Traders who have erected stalls on drainage systems have been told to vacate and seek alternative spaces for their business.
Environment CEC Vesca Kangongo said that the traders, especially those in slum areas, are dumping waste in the drainage lines, frustrating ongoing efforts by the county to unclog the daiange.
She said traders have irregularly erected racks and stalls on sewer lines.
She said the County Government will demolish them.
“The county has been unclogging the drainage systems but all these efforts are curtailed by traders who are dumping all manner of waste in the systems,” Kangogo said.
Most of the illegal dumping is done by traders selling vegetables, bananas, maize and electronic traders within residential estates.
The traders are expected to have dust bins for their waste but majority of them have defied this directive.

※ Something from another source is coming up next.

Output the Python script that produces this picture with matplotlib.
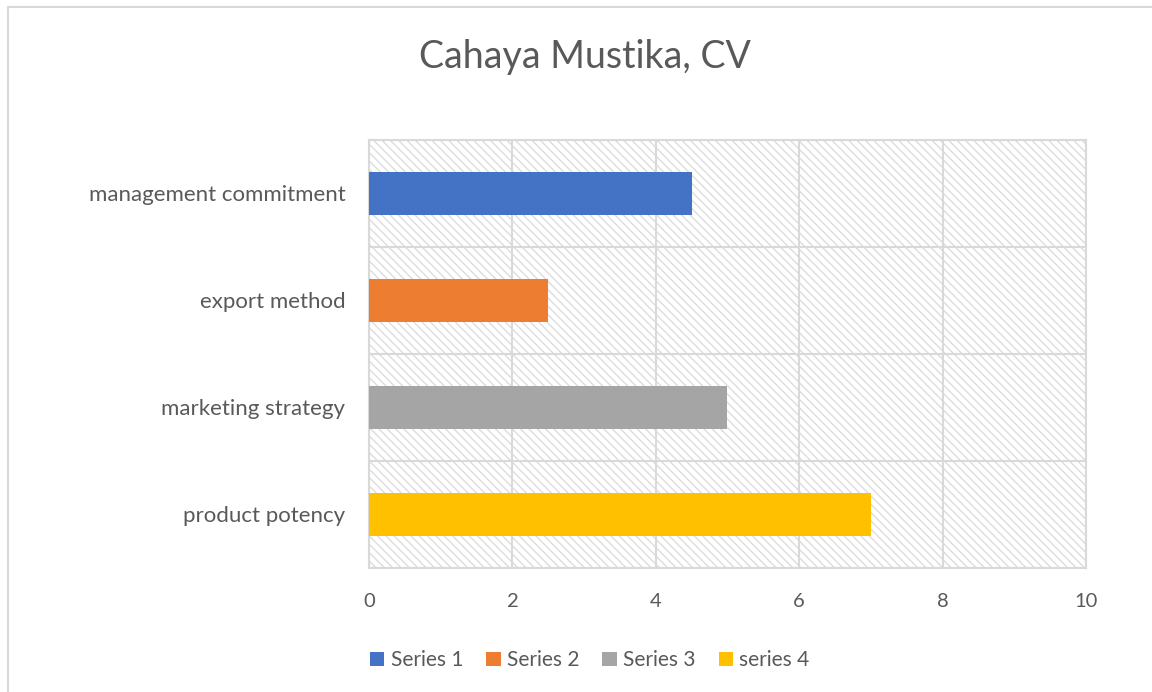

Vesca said the county does not plan to frustrate efforts by young entrepreneurs to make ends meet but it wants to make the environment they operate in clean.
“We want traders who generate waste to stick to regulations because when they deliberately dump waste all over, they are breaking the law and we will soon be arresting them,” she said.
The county has set aside Sh2.7 billion in the current financial year for expansion of water and sewerage infrastructure.
Early this year, Governor Mike Sonko directed his officers to fully implement the Nairobi City County Solid Waste Management Act to avert cases of perennial pollution of the environment.
The unclogging of the drainage systems within Nairobi City estates and major highways is still ongoing.
Sonko has requested those who feel that their areas’ drainage systems have not been unblocked to share with the county the locations that need to be visited.